**Data for processing**
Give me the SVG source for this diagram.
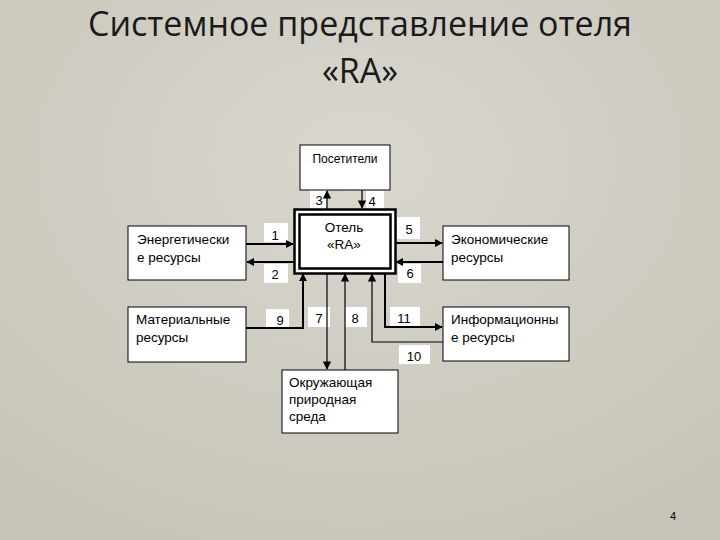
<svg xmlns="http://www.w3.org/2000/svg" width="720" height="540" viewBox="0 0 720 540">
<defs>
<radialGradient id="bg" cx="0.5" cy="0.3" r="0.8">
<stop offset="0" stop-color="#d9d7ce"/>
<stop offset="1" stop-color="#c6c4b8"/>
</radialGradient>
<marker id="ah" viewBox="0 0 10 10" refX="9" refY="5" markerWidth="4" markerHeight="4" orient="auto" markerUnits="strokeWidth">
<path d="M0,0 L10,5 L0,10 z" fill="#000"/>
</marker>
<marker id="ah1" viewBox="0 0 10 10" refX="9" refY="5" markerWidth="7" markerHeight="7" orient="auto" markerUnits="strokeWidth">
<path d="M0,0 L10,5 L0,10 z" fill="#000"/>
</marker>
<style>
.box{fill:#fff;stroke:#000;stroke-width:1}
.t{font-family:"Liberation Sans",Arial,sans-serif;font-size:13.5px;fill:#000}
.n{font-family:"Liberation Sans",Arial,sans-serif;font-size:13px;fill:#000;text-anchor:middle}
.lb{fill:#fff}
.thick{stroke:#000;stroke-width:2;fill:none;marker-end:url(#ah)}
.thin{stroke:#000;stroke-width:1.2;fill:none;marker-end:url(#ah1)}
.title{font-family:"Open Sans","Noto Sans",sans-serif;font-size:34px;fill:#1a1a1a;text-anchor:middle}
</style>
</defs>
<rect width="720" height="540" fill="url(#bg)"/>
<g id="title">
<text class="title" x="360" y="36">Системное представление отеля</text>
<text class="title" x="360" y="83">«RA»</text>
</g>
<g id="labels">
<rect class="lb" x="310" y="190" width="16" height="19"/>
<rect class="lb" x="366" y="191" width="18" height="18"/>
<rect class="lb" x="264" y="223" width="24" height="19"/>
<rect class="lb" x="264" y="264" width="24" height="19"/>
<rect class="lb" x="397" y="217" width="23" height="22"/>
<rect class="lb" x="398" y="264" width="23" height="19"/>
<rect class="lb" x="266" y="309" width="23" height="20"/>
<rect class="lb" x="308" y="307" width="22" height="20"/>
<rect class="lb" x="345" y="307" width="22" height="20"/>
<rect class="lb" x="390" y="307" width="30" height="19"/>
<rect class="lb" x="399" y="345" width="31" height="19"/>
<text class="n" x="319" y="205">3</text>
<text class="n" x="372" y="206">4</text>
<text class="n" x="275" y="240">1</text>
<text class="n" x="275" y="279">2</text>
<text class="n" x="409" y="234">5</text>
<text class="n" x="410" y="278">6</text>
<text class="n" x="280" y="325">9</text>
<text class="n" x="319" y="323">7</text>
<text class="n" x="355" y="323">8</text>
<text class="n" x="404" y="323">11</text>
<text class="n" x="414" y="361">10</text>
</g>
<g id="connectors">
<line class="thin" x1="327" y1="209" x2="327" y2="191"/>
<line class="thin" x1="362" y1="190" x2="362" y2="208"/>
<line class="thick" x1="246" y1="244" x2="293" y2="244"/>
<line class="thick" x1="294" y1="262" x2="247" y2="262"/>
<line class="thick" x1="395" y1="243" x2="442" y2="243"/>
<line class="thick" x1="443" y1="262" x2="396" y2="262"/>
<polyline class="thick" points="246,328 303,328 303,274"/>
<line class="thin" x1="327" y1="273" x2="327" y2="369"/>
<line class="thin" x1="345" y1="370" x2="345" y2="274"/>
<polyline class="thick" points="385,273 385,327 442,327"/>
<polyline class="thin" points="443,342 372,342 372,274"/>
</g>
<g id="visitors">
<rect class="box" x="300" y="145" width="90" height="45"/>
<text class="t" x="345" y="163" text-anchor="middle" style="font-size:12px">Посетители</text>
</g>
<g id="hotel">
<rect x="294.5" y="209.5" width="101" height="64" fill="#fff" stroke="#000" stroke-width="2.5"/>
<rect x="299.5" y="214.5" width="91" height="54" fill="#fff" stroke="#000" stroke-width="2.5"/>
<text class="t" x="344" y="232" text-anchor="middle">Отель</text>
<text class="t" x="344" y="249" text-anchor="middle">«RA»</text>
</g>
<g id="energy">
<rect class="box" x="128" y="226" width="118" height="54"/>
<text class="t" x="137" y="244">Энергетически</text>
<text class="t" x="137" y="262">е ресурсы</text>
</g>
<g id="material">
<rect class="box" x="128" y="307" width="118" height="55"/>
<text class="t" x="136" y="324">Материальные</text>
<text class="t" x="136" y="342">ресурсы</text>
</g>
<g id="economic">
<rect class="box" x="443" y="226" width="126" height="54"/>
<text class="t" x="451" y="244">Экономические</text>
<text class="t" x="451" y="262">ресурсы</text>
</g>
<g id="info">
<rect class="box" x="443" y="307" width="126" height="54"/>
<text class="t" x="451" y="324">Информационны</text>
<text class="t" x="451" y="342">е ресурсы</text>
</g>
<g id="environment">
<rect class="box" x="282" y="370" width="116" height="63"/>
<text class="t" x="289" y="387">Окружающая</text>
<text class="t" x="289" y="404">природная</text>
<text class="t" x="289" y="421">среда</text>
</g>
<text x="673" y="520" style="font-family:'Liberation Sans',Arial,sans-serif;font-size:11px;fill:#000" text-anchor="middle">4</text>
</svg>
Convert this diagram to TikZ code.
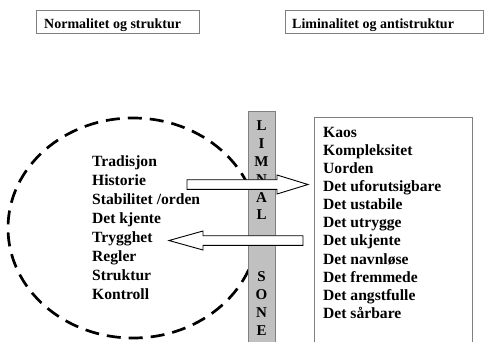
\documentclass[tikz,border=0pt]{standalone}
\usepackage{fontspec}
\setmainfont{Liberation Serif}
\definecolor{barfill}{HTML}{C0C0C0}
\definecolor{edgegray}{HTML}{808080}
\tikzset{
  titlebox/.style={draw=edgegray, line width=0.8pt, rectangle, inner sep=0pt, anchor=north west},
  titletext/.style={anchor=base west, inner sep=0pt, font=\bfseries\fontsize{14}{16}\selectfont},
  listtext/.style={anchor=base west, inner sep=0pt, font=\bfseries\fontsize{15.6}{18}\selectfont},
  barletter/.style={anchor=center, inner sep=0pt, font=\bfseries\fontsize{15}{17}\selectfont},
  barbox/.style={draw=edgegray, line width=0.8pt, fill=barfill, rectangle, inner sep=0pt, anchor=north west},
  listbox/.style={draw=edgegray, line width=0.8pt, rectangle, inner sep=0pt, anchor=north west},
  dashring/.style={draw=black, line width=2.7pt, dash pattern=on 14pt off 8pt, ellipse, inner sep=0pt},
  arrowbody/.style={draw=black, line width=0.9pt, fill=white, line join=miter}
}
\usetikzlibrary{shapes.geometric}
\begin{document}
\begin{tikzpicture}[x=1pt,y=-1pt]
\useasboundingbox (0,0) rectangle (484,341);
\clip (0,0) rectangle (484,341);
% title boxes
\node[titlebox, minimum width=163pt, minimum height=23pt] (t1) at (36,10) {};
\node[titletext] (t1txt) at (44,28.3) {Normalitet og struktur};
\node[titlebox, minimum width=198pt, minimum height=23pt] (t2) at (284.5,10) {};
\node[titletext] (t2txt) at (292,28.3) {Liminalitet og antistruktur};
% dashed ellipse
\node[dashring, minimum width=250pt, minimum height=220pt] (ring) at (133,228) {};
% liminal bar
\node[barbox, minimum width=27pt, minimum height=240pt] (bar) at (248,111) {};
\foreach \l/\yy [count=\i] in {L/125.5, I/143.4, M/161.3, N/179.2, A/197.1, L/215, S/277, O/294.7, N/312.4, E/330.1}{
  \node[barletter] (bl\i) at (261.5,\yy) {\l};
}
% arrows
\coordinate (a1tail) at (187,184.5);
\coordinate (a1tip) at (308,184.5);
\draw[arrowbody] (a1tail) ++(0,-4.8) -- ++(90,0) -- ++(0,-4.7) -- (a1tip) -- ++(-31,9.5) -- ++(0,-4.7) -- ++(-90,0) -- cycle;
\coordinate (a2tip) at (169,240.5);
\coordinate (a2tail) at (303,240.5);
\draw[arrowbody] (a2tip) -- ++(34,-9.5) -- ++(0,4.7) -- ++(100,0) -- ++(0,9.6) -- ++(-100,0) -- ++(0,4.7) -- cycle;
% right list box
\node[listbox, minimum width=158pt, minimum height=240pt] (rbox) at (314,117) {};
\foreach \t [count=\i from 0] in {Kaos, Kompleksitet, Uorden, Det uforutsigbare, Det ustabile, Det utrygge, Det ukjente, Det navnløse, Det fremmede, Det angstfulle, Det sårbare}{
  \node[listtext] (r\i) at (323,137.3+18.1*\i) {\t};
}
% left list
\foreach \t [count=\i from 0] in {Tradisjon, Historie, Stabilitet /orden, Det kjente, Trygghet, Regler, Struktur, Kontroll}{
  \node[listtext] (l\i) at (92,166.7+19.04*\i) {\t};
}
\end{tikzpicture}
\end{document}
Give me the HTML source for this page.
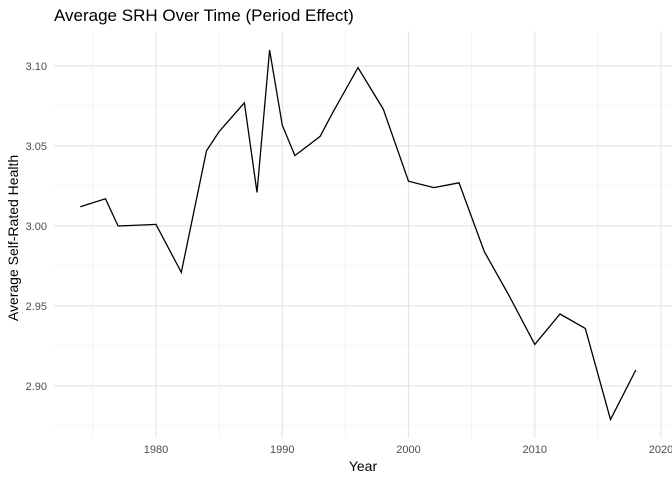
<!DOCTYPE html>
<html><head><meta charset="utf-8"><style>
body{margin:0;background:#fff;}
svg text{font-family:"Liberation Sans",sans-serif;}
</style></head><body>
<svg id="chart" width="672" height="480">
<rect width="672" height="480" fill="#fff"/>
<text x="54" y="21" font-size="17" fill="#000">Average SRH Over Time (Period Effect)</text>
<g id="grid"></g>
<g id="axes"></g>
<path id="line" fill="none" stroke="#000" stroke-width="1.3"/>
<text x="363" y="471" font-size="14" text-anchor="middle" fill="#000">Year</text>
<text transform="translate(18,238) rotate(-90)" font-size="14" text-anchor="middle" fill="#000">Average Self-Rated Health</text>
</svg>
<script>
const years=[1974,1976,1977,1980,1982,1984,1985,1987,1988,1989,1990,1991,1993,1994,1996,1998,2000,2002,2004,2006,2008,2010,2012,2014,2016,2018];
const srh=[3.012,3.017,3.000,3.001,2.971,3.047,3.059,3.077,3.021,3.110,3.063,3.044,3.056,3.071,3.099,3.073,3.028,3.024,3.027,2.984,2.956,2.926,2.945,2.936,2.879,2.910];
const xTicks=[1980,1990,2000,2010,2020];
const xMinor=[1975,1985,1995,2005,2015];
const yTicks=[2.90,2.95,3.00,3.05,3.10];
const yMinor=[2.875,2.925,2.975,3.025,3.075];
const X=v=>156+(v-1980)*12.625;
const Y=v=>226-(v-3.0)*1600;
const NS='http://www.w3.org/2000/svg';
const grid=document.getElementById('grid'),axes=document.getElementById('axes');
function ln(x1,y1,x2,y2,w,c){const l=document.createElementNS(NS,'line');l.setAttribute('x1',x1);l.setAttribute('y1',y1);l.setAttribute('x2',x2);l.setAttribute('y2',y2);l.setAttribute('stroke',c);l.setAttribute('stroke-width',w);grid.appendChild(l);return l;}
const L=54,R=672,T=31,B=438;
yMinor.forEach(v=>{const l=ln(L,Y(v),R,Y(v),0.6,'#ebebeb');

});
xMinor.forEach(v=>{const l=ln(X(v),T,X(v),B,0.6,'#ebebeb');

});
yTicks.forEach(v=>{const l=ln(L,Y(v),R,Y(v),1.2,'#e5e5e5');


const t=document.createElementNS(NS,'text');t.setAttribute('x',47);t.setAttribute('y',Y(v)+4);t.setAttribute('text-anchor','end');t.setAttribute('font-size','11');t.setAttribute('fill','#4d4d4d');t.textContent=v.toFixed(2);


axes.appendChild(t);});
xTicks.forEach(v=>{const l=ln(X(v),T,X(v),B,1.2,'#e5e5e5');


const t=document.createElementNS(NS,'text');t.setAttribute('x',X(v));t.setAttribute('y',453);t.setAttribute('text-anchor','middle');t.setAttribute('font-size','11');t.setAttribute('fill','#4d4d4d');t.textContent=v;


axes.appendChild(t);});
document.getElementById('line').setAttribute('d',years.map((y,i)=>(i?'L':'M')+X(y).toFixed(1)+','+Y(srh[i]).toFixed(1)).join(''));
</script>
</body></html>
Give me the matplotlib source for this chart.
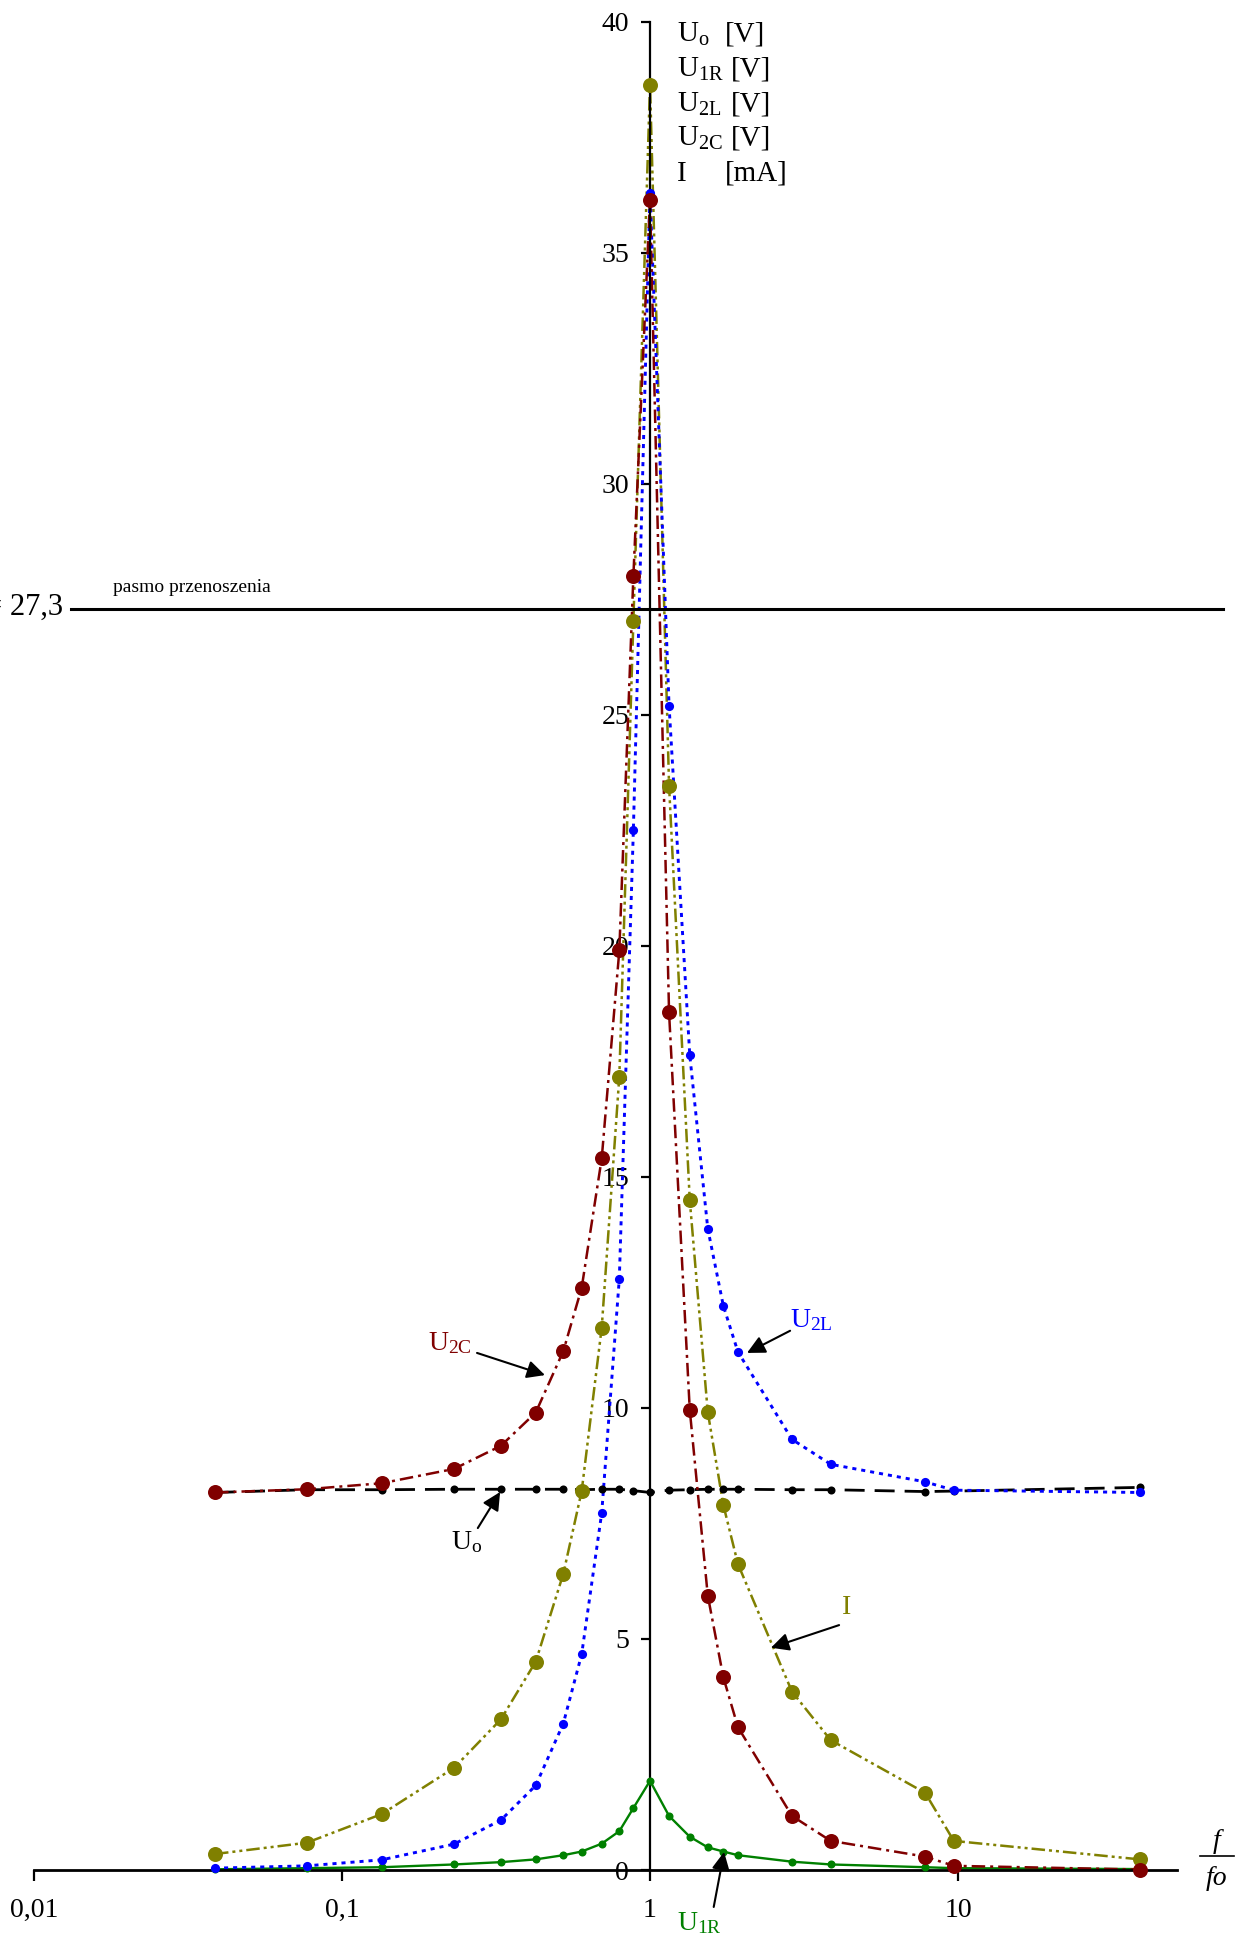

**Exercise**
Extract each line holding the string "Give".

**Result for this task**
Give me the SVG source for this diagram.
Give me the HTML source for this page.
Give me the matplotlib source for this chart.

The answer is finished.